Capture and other strategies

Several library preparations on DNA or RNA can be done with limited or no amplification: whole-genome or whole-transcriptome sequencing, capture, 5'RACE... Probes can possibly be designed in every V, D, or J gene, in the constant region, and/or consensus probes can be used. These methods can also be applied on single-cell sequencing, possibly with UMI identifiers.

One advantage of such libraries is that they can be combined to other studies, as for example with transcriptome analysis or probes targeting oncogenes or other sequences of interest. Of course, the downside is that non-recombined DNA or RNA are also sequenced: Depending on the method and the datasets, as few as between 0.001% and 0.1% reads will have an actual V(D)J recombination. With datasets with billions of reads, this is usally enough to detect dominant clones with something like a few hundred reads, but quantification is more limited.

Read length

When the read length is too short and the reads do not span the CDR3 and a few more nucleotides, some V(D)J recombinations may not be properly detected or designated.

As a rule of thumb, 100 bp centered around the CDR3 is usually enough to correctly identify most of the recombinations -- and many sequencing approaches today allow to have 300bp, 500bp or even much longer reads. However, even as few as 50 bp well-centered on the CDR3 usually detect many recombinations. The key point, depending on the library preparation, is thus what position the CDR3 is actually in the read.

Anyway, with short reads, the identified recombinations may be skewed towards shorter sequences, such as: - more VJ than VDJ recombinations - shorter N and more deleted V, J and possibly D genes Those biases could occur inside one locus but also favor loci/systems with shorter recombinations

Analyzed human immune recombinations in Vidjil

Vidjil is an open-source platform for the analysis of high-throughput sequencing data from lymphocytes. It was designed to analyze all the common V(D)J recombinations, even the incomplete/special recombinations occuring during the hematopoeisis. In particular, Vidjil analyzes all the human recombinations targeted by the EuroClonality-NGS (2019) and the EuroClonality/BIOMED-2 (2003) primer sets.

The Vidjil web application displays these recombinations on several loci, as long as this information is provided in the .vidjil file computed by the analysis program. Vidjil-algo currently analyzes the following recombinations, selecting the best locus for each read.
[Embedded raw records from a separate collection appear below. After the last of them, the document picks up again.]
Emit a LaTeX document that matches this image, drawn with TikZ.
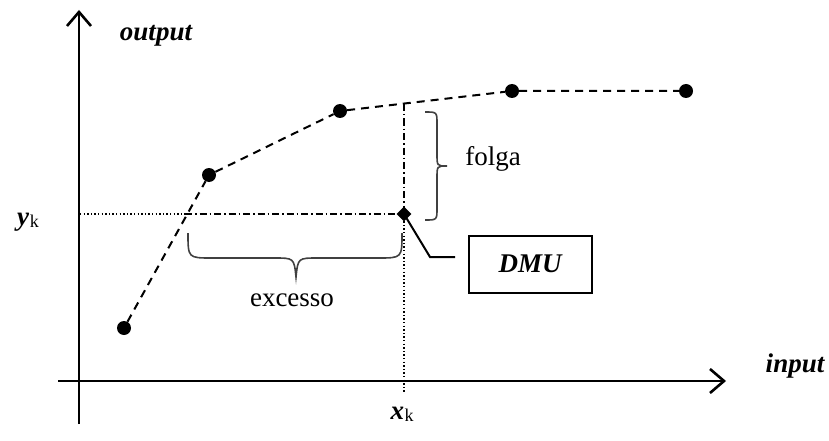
\documentclass[tikz,border=0pt]{standalone}
\usepackage{fontspec}
\setmainfont{Liberation Serif}
\usetikzlibrary{arrows.meta,shapes.geometric}
\tikzset{
  axis/.style={line width=2.6pt,-{Straight Barb[length=14pt,width=24pt,line width=2.6pt]}},
  frontier/.style={line width=2pt,dash pattern=on 8pt off 6pt},
  dotpt/.style={circle,fill=black,inner sep=0pt,minimum size=14pt},
  guide/.style={line width=1.4pt,dash pattern=on 1.4pt off 2.2pt},
  dashdotline/.style={line width=1.5pt,dash pattern=on 7pt off 3pt on 1.5pt off 3pt},
  bracestyle/.style={line width=1.6pt,draw=black!75},
  lbl/.style={font=\fontsize{27}{30}\selectfont,inner sep=0pt},
  axlbl/.style={font=\fontsize{27}{30}\selectfont\bfseries\itshape,inner sep=0pt},
  dmubox/.style={draw,line width=2pt,minimum width=123pt,minimum height=57pt,inner sep=0pt}
}
\begin{document}
\begin{tikzpicture}[x=1pt,y=-1pt]
\useasboundingbox (0,0) rectangle (829,441);

% axes
\coordinate (yb) at (79,424);
\coordinate (yt) at (79,10);
\coordinate (xl) at (58,381);
\coordinate (xr) at (726,381);
\draw[axis] (yb) -- (yt);
\draw[axis] (xl) -- (xr);

% axis labels
\node[axlbl] (outlbl) at (156,36) {output};
\node[axlbl] (inlbl) at (795,366) {input};
\node[lbl] (yk) at (28,222) {\textbf{\textit{y}}\kern0.5pt\raisebox{-2pt}{\fontsize{18}{20}\selectfont k}};
\node[lbl] (xk) at (402,414) {\textbf{\textit{x}}\kern0.5pt\raisebox{-2pt}{\fontsize{18}{20}\selectfont k}};

% efficient frontier points
\node[dotpt] (p1) at (124,328) {};
\node[dotpt] (p2) at (209,175) {};
\node[dotpt] (p3) at (340,111) {};
\node[dotpt] (p4) at (512,91) {};
\node[dotpt] (p5) at (686,91) {};
\draw[frontier] (p1) -- (p2) -- (p3) -- (p4) -- (p5);

% DMU under evaluation
\node[diamond,fill=black,inner sep=0pt,minimum size=15pt] (dmu) at (404,214) {};
\coordinate (ftop) at (404,104);
\coordinate (xfoot) at (404,392);
\coordinate (yfoot) at (80,214);
\coordinate (hcross) at (185,214);
\draw[dashdotline] (ftop) -- (dmu.center);
\draw[guide] (dmu.center) -- (xfoot);
\draw[guide] (yfoot) -- (hcross);
\draw[dashdotline] (hcross) -- (dmu.center);

% label box and its leader
\node[dmubox] (box) at (530,264) {\fontsize{27}{30}\selectfont\bfseries\itshape DMU};
\coordinate (bend) at (430,257);
\coordinate (lend) at (455,257);
\draw[line width=2pt] (dmu.center) -- (bend) -- (lend);

% slack brace (vertical)
\draw[bracestyle] (425,112) .. controls (437,112) .. (437,124) -- (437,154)
  .. controls (437,166) .. (447,166) .. controls (437,166) .. (437,178)
  -- (437,208) .. controls (437,220) .. (425,220);
\node[lbl] (folga) at (493,159) {folga};

% excess brace (horizontal)
\draw[bracestyle] (188,233) .. controls (188,258) .. (212,258) -- (274,258)
  .. controls (294,258) .. (296,277) .. controls (298,258) .. (318,258)
  -- (378,258) .. controls (402,258) .. (402,233);
\node[lbl] (excesso) at (292,300) {excesso};
\end{tikzpicture}
\end{document}
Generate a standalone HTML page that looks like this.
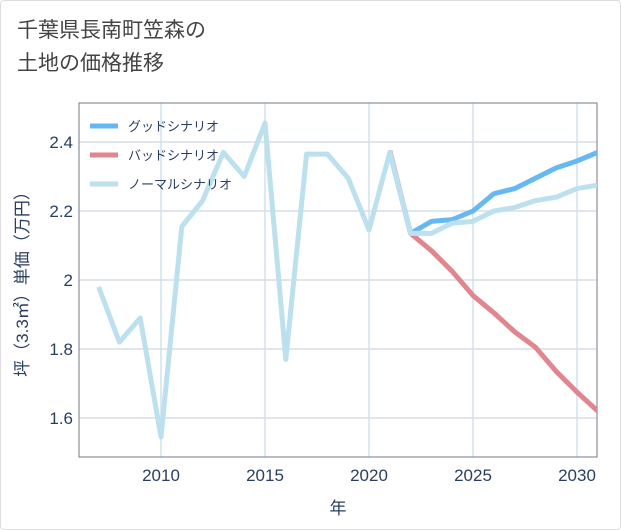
<!DOCTYPE html>
<html><head><meta charset="utf-8"><style>
body{margin:0;background:#fff;font-family:"Liberation Sans","Noto Sans CJK JP",sans-serif;}
#card{position:absolute;left:0;top:0;width:619px;height:528px;border:1px solid #ddd;border-radius:4px;background:#fff}
#title{position:absolute;left:17px;top:14px;font-size:21px;line-height:33px;color:#444;}
</style></head><body>
<div id="card"></div>
<div id="title">千葉県長南町笠森の<br>土地の価格推移</div>
<svg id="chart" width="621" height="530" style="position:absolute;left:0;top:0"></svg>
<script>
const years=[2007,2008,2009,2010,2011,2012,2013,2014,2015,2016,2017,2018,2019,2020,2021,2022,2023,2024,2025,2026,2027,2028,2029,2030,2031];
const normal=[1.98,1.82,1.89,1.545,2.155,2.23,2.37,2.30,2.455,1.77,2.365,2.365,2.295,2.145,2.37,2.135,2.135,2.165,2.17,2.20,2.21,2.23,2.24,2.265,2.275];
const goodYears=[2021,2022,2023,2024,2025,2026,2027,2028,2029,2030,2031];
const good=[2.37,2.135,2.17,2.175,2.20,2.25,2.265,2.295,2.325,2.345,2.37];
const bad=[2.375,2.135,2.085,2.025,1.955,1.905,1.85,1.805,1.735,1.675,1.62];
const xTicks=[2010,2015,2020,2025,2030];
const yTicks=[1.6,1.8,2.0,2.2,2.4];
const yTickLabels=["1.6","1.8","2","2.2","2.4"];
const L=79,R=597,T=103,B=457;
const x=v=>161+(v-2010)*20.8;
const y=v=>280-(v-2.0)*345;
const svg=document.getElementById('chart');
const NS='http://www.w3.org/2000/svg';
function mk(tag,attrs,parent){const e=document.createElementNS(NS,tag);for(const k in attrs)e.setAttribute(k,attrs[k]);(parent||svg).appendChild(e);return e;}
yTicks.forEach((v,i)=>{
 const g=mk('line',{x1:L,x2:R,y1:y(v),y2:y(v),stroke:'#d5dde6','stroke-width':1.5});
 
 
 const t=mk('text',{x:L-6,y:y(v)+6,'text-anchor':'end','font-size':17,fill:'#2a3f5f'});
 t.textContent=yTickLabels[i];
 
 
});
xTicks.forEach(v=>{
 const g=mk('line',{x1:x(v),x2:x(v),y1:T,y2:B,stroke:'#cde2ee','stroke-width':1.5});
 
 
 const t=mk('text',{x:x(v),y:B+24,'text-anchor':'middle','font-size':17,fill:'#2a3f5f'});
 t.textContent=v;
 
 
});
const frame=mk('rect',{x:L,y:T,width:R-L,height:B-T,fill:'none',stroke:'#8a9099','stroke-width':1.2});


const clip=mk('clipPath',{id:'cp'});mk('rect',{x:L,y:T,width:R-L,height:B-T},clip);
function line(xs,ys,color,name){
 const p=mk('polyline',{points:xs.map((v,i)=>x(v)+','+y(ys[i])).join(' '),fill:'none',stroke:color,'stroke-width':5,'stroke-linejoin':'round','clip-path':'url(#cp)'});
 
 
}
line(goodYears,bad,'#e0868e','bad-scenario-line');
line(goodYears,good,'#66b8f2','good-scenario-line');
line(years,normal,'#bde0ee','normal-scenario-line');
const leg=[['グッドシナリオ','#66b8f2'],['バッドシナリオ','#e0868e'],['ノーマルシナリオ','#bde0ee']];
leg.forEach((d,i)=>{
 const yy=126+i*29;
 const s=mk('line',{x1:90,x2:118,y1:yy,y2:yy,stroke:d[1],'stroke-width':5});
 
 
 const t=mk('text',{x:128,y:yy+5,'font-size':13,fill:'#2a3f5f'});
 t.textContent=d[0];
 
 
});
const yt=mk('text',{x:0,y:0,transform:'translate(28,280) rotate(-90)','text-anchor':'middle','font-size':17,fill:'#2a3f5f'});
yt.textContent='坪（3.3㎡）単価（万円）';


const xt=mk('text',{x:338,y:514,'text-anchor':'middle','font-size':17,fill:'#2a3f5f'});
xt.textContent='年';


</script>
</body></html>
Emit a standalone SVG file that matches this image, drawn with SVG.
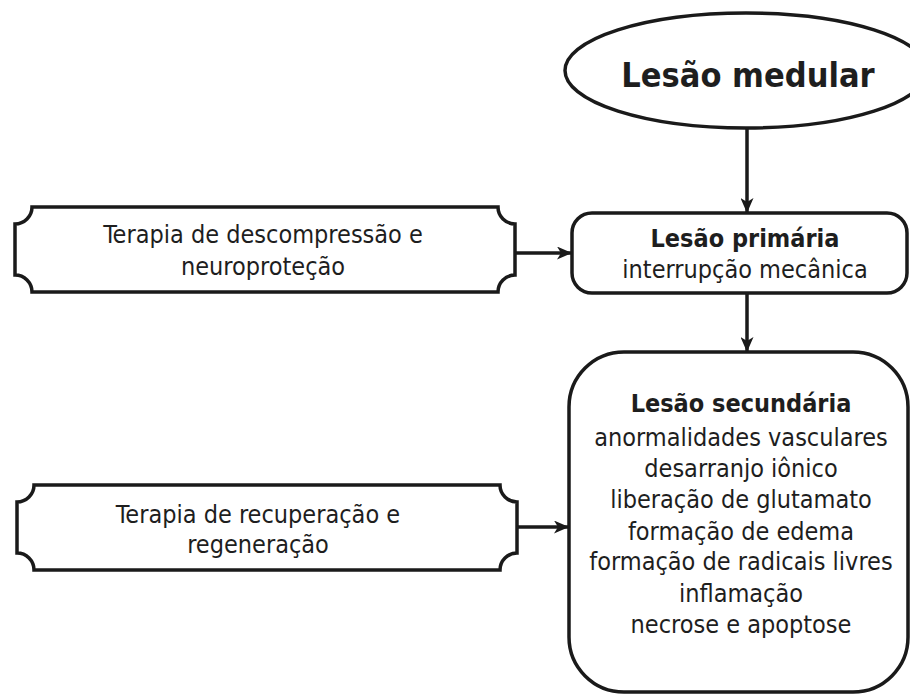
<svg xmlns="http://www.w3.org/2000/svg" width="910" height="695" viewBox="0 0 910 695">
<defs>
<marker id="arr" viewBox="0 0 15 13" refX="14" refY="6.5" markerWidth="15" markerHeight="13" markerUnits="userSpaceOnUse" orient="auto">
<path d="M0,0 L15,6.5 L0,13 L4,6.5 Z" fill="#1a1a1a"/>
</marker>
</defs>
<style>
.box{fill:#fff;stroke:#1a1a1a;stroke-width:3.5}
.edge{fill:none;stroke:#1a1a1a;stroke-width:3.5}
text{font-family:"DejaVu Sans Condensed","DejaVu Sans",sans-serif;fill:#1e1e1e;text-anchor:middle}
.t{font-size:25px}
.b{font-size:25px;font-weight:bold}
.big{font-size:34px;font-weight:bold}
</style>
<rect width="910" height="695" fill="#fff"/>
<g id="lesao-medular">
<ellipse class="box" cx="746" cy="70.5" rx="181" ry="57.5"/>
<text class="big" x="748" y="87">Lesão medular</text>
</g>
<g id="terapia-descompressao">
<path class="box" d="M32,207 H498 A17,17 0 0 0 515,224 V275 A17,17 0 0 0 498,292 H32 A17,17 0 0 0 15,275 V224 A17,17 0 0 0 32,207 Z"/>
<text class="t" x="263" y="243">Terapia de descompressão e</text>
<text class="t" x="263" y="275">neuroproteção</text>
</g>
<g id="lesao-primaria">
<rect class="box" x="572" y="213" width="335" height="80" rx="20" ry="20"/>
<text class="b" x="745" y="247">Lesão primária</text>
<text class="t" x="745" y="278">interrupção mecânica</text>
</g>
<g id="terapia-recuperacao">
<path class="box" d="M34,485 H500 A17,17 0 0 0 517,502 V553 A17,17 0 0 0 500,570 H34 A17,17 0 0 0 17,553 V502 A17,17 0 0 0 34,485 Z"/>
<text class="t" x="258" y="523">Terapia de recuperação e</text>
<text class="t" x="258" y="553">regeneração</text>
</g>
<g id="lesao-secundaria">
<rect class="box" x="569" y="352" width="339" height="340" rx="55" ry="55"/>
<text class="b" x="741" y="412">Lesão secundária</text>
<text class="t" x="741" y="446">anormalidades vasculares</text>
<text class="t" x="741" y="477">desarranjo iônico</text>
<text class="t" x="741" y="508">liberação de glutamato</text>
<text class="t" x="741" y="540">formação de edema</text>
<text class="t" x="741" y="570">formação de radicais livres</text>
<text class="t" x="741" y="602">inflamação</text>
<text class="t" x="741" y="633">necrose e apoptose</text>
</g>
<g id="connectors">
<line class="edge" x1="747" y1="128" x2="747" y2="212" marker-end="url(#arr)"/>
<line class="edge" x1="515" y1="253" x2="571" y2="253" marker-end="url(#arr)"/>
<line class="edge" x1="747" y1="293" x2="747" y2="351" marker-end="url(#arr)"/>
<line class="edge" x1="517" y1="527" x2="568" y2="527" marker-end="url(#arr)"/>
</g>
</svg>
The configuration of analyzed recombinations is done in the germline/homo-sapiens.g preset.

complete recombinations incomplete/special recombinations
TRA Va-Ja
TRB Vb-(Db)-Jb TRB+ Db-Jb
TRD Vd-(Dd)-Jd TRD+ Vd-Dd3, Dd2-(Dd)-Jd, Dd2-Dd3
TRA+D Vd-(Dd)-Ja, Dd-Ja
TRG Vg-Jg
IGH Vh-(Dh)-Jh IGH+ Dh-Jh
IGL Vl-Jl
IGK Vk-Jk IGK+ Vk-KDE, INTRON-KDE
vidjil-algo option -g germline/homo-sapiens.g:TRA,TRB,TRD,TRG -g germline/homo-sapiens.g
-g germline/homo-sapiens.g:IGH,IGL,IGK
server configuration multi multi+inc

The detection of complete recombinations is reliable and should work provided that the reads are long enough (especially the J region).

The detection of incomplete/special recombinaisons is more challenging and may fail in some cases. In particular, as D genes may be very short, detecting TRD+ (Dd2/Dd3) and IGH+ (Dh-Jh) recombinations require to have reads with fairly conserved D genes or up/downstream regions.

Finally, the -2 command line option and the multi+inc+xxx server configuration try to detect unexpected or chimeric recombinations between genes of different germlines or on different strands (such as PCR dimers or +V/-V recombinations). These recombinations, tagged as xxx, can be technological artefacts or unusual biological recombinations.